Это упрощенный взгляд. Шесть лет назад в выставочных залах и в хранении не было температурно-влажностного режима, и это не единственная проблема, которую пришлось быстро решать. Мы сделали ремонт всех помещений, радикально изменили постоянную экспозицию. Разработали принципиально новый выставочный дизайн, сделали современный сайт, сформировали издательский отдел, который сегодня работает как полноценное издательство. Начали работать отделы связей с общественностью и музейного маркетинга.
Площадь и штат реставрационных мастерских увеличились в три раза, появились новое, современное оборудование, новые специалисты — реставраторы по металлу, тканям, темперной живописи. Я сам по первому образованию реставратор и понимаю тонкости профессии, насколько необходимы такие «мелочи», как вакуумные и световые столы, раковины из нержавеющей стали для промывки графики и многое другое. Был возрожден отдел экспертизы и научных исследований.
Ежегодно музей проводит не менее 15 выставок, и каждую предваряют серьезные изыскания. Мы устраиваем научные конференции и круглые столы, развиваем междисциплинарные проекты: концерты, лекции, презентации. Создали медиатеку, включившую библиотеку и архив. Работают детские кружки, проводятся конкурсы детского творчества, расширяются инклюзивные программы.
Для всех этих активностей нам катастрофически не хватает площадей.
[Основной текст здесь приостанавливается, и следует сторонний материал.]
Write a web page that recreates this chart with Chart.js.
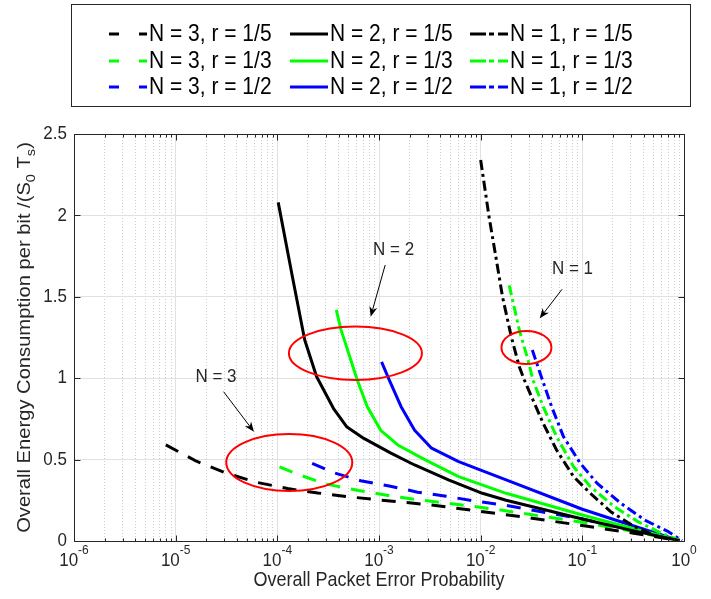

Мы построили временный павильон для администрации, чтобы вывести ее из Настоятельского корпуса и отдать это пространство для размещения инфраструктуры музея. До сих пор реставрируем здания и территорию внутри монастыря, сделали дорожное покрытие и отмостки из гранитной брусчатки.
Как продвигается проект по включению в музейный комплекс усадьбы Хрящева — Шелапутиных?
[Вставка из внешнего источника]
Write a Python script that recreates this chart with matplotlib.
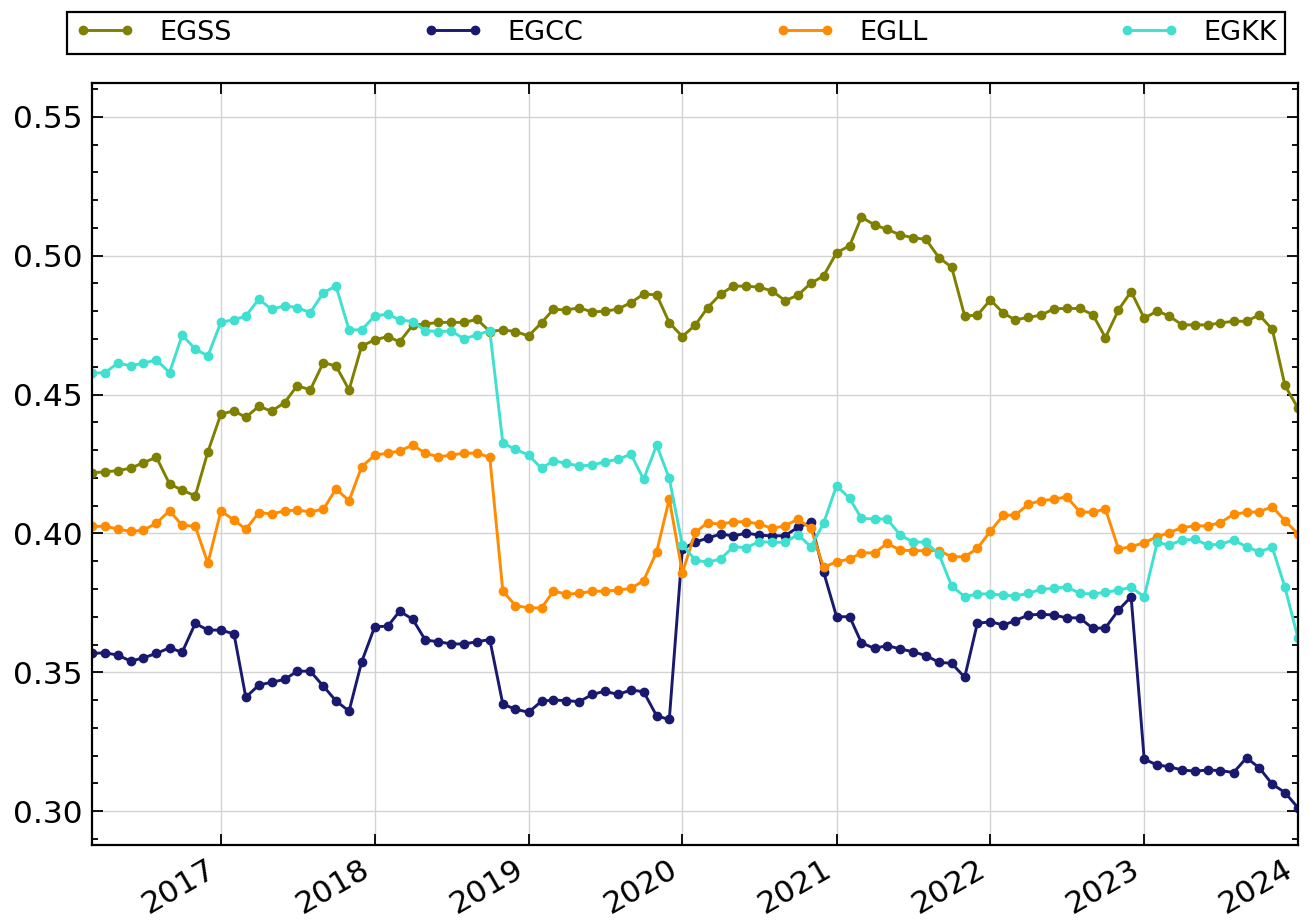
import numpy as np
import pandas as pd
import matplotlib
matplotlib.use("Agg")
import matplotlib.pyplot as plt
import matplotlib.dates as mdates
from matplotlib.ticker import MultipleLocator

# monthly dates, Mar 2016 .. Jan 2024
dates = pd.date_range("2016-03-01", "2024-01-01", freq="MS")

egss = [0.4218, 0.4222, 0.4226, 0.4235, 0.4255, 0.4274, 0.4178, 0.4156, 0.4135, 0.4294,
        0.4430, 0.4441, 0.4418, 0.4458, 0.4440, 0.4471, 0.4532, 0.4517, 0.4615, 0.4603,
        0.4517, 0.4675, 0.4697, 0.4709, 0.4690, 0.4750, 0.4754, 0.4760, 0.4760, 0.4760,
        0.4771, 0.4727, 0.4733, 0.4727, 0.4711, 0.4759, 0.4807, 0.4805, 0.4812, 0.4798,
        0.4800, 0.4808, 0.4831, 0.4862, 0.4859, 0.4759, 0.4709, 0.4751, 0.4813, 0.4862,
        0.4891, 0.4890, 0.4887, 0.4873, 0.4838, 0.4858, 0.4901, 0.4927, 0.5011, 0.5036,
        0.5139, 0.5111, 0.5095, 0.5075, 0.5065, 0.5059, 0.4993, 0.4959, 0.4783, 0.4786,
        0.4841, 0.4793, 0.4769, 0.4778, 0.4786, 0.4809, 0.4810, 0.4810, 0.4788, 0.4705,
        0.4805, 0.4871, 0.4775, 0.4801, 0.4783, 0.4751, 0.4751, 0.4751, 0.4758, 0.4764,
        0.4764, 0.4787, 0.4735, 0.4533, 0.4451]

egcc = [0.3568, 0.3570, 0.3562, 0.3540, 0.3552, 0.3568, 0.3588, 0.3572, 0.3676, 0.3652,
        0.3652, 0.3638, 0.3410, 0.3454, 0.3464, 0.3474, 0.3504, 0.3504, 0.3450, 0.3397,
        0.3360, 0.3538, 0.3664, 0.3666, 0.3720, 0.3691, 0.3616, 0.3610, 0.3602, 0.3602,
        0.3610, 0.3618, 0.3385, 0.3367, 0.3356, 0.3396, 0.3400, 0.3398, 0.3394, 0.3420,
        0.3432, 0.3420, 0.3436, 0.3430, 0.3343, 0.3330, 0.3944, 0.3969, 0.3983, 0.3998,
        0.3991, 0.4001, 0.3994, 0.3991, 0.3992, 0.4022, 0.4040, 0.3862, 0.3700, 0.3700,
        0.3606, 0.3586, 0.3596, 0.3584, 0.3574, 0.3560, 0.3536, 0.3532, 0.3482, 0.3676,
        0.3682, 0.3670, 0.3686, 0.3706, 0.3709, 0.3706, 0.3696, 0.3696, 0.3658, 0.3660,
        0.3724, 0.3772, 0.3187, 0.3166, 0.3160, 0.3148, 0.3144, 0.3148, 0.3146, 0.3139,
        0.3192, 0.3156, 0.3097, 0.3067, 0.3012]

egll = [0.4025, 0.4026, 0.4016, 0.4007, 0.4012, 0.4037, 0.4082, 0.4029, 0.4026, 0.3893,
        0.4081, 0.4048, 0.4015, 0.4075, 0.4070, 0.4081, 0.4084, 0.4078, 0.4087, 0.4160,
        0.4118, 0.4240, 0.4282, 0.4289, 0.4297, 0.4318, 0.4289, 0.4276, 0.4282, 0.4289,
        0.4289, 0.4274, 0.3792, 0.3740, 0.3732, 0.3732, 0.3792, 0.3782, 0.3784, 0.3792,
        0.3792, 0.3796, 0.3802, 0.3830, 0.3934, 0.4124, 0.3859, 0.4004, 0.4039, 0.4033,
        0.4042, 0.4042, 0.4034, 0.4018, 0.4028, 0.4051, 0.4018, 0.3878, 0.3898, 0.3908,
        0.3930, 0.3930, 0.3964, 0.3940, 0.3938, 0.3938, 0.3938, 0.3916, 0.3916, 0.3946,
        0.4008, 0.4066, 0.4066, 0.4105, 0.4118, 0.4123, 0.4132, 0.4078, 0.4076, 0.4088,
        0.3944, 0.3952, 0.3967, 0.3988, 0.4003, 0.4021, 0.4027, 0.4027, 0.4039, 0.4069,
        0.4076, 0.4078, 0.4096, 0.4046, 0.3998]

egkk = [0.4577, 0.4579, 0.4613, 0.4604, 0.4613, 0.4625, 0.4579, 0.4714, 0.4664, 0.4639,
        0.4761, 0.4769, 0.4783, 0.4844, 0.4807, 0.4820, 0.4813, 0.4795, 0.4867, 0.4891,
        0.4733, 0.4733, 0.4783, 0.4790, 0.4769, 0.4763, 0.4730, 0.4727, 0.4729, 0.4701,
        0.4715, 0.4730, 0.4325, 0.4303, 0.4282, 0.4234, 0.4262, 0.4252, 0.4243, 0.4246,
        0.4258, 0.4267, 0.4285, 0.4195, 0.4318, 0.4198, 0.3958, 0.3904, 0.3896, 0.3908,
        0.3952, 0.3949, 0.3970, 0.3968, 0.3968, 0.3996, 0.3952, 0.4036, 0.4172, 0.4126,
        0.4054, 0.4052, 0.4052, 0.3994, 0.3970, 0.3968, 0.3925, 0.3811, 0.3772, 0.3782,
        0.3782, 0.3778, 0.3775, 0.3784, 0.3799, 0.3802, 0.3808, 0.3784, 0.3782, 0.3788,
        0.3796, 0.3806, 0.3772, 0.3968, 0.3958, 0.3976, 0.3979, 0.3958, 0.3961, 0.3976,
        0.3952, 0.3934, 0.3950, 0.3806, 0.3622]

names = ["EGSS", "EGCC", "EGLL", "EGKK"]
colours = ["olive", "midnightblue", "darkorange", "turquoise"]

fig = plt.figure(figsize=(13.1, 9.24), dpi=100)
ax = fig.add_axes([92/1310, 1 - 845/924, (1298-92)/1310, (845-83)/924])

for y, name, c in zip([egss, egcc, egll, egkk], names, colours):
    ax.plot(dates, y, "-o", color=c, lw=2.1, ms=6, label=name)

ax.set_xlim(dates[0], dates[-1])
ax.set_ylim(0.2878, 0.5622)
ax.yaxis.set_major_locator(MultipleLocator(0.05))
ax.yaxis.set_minor_locator(MultipleLocator(0.01))
ax.yaxis.set_major_formatter(matplotlib.ticker.FormatStrFormatter("%.2f"))
ax.xaxis.set_major_locator(mdates.YearLocator())
ax.xaxis.set_major_formatter(mdates.DateFormatter("%Y"))
ax.grid(True, color="#d3d3d3", lw=1)
ax.set_axisbelow(True)
ax.tick_params(which="both", direction="in", right=True, top=True, labelsize=22.5, width=1.3)
ax.tick_params(which="major", length=8, pad=7)
ax.tick_params(which="minor", length=4)
for s in ax.spines.values():
    s.set_linewidth(1.6)
for lab in ax.get_xticklabels():
    lab.set_rotation(30)
    lab.set_ha("right")

leg = fig.legend(loc="lower left", bbox_to_anchor=(67/1310, 1 - 54/924, (1285-67)/1310, 46/924),
                 mode="expand", ncol=4, borderaxespad=0, fontsize=19.5, fancybox=False,
                 edgecolor="black", framealpha=1, numpoints=2, handlelength=2.2,
                 handletextpad=0.9, borderpad=0.3)
leg.get_frame().set_linewidth(1.6)

fig.savefig("out.png", dpi=100)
В 2017-м усадьба Хрящева — Шелапутиных и стоящий рядом расселенный многоэтажный дом (всего три здания) были переведены из муниципальной в федеральную собственность и переданы музею. Проект реставрации всего комплекса сейчас на согласовании, мы планируем приступить к ней в следующем году.
Каковы отношения музея с РПЦ?
Пока у нас затишье. Возможно, перед бурей. Несколько лет назад патриарх обращался в Росимущество с просьбой передать Спасо-Андроников монастырь церкви. Была создана согласительная комиссия, но к какому-либо конструктивному решению прийти не удалось. Музей остается на прежнем месте и, надеюсь, всегда будет размещаться в архитектурном комплексе бывшего Спасо-Андроникова монастыря.
Почему древнерусское искусство должно быть интересно современному зрителю?
Наряду с авангардом древнерусское искусство — самый значительный вклад нашей страны в мировую художественную культуру.
Есть ли у вас, как у директора, мечта?
Реализовать громадье планов, превратить Музей имени Андрея Рублева в один из крупнейших в России, в современный музей мирового уровня.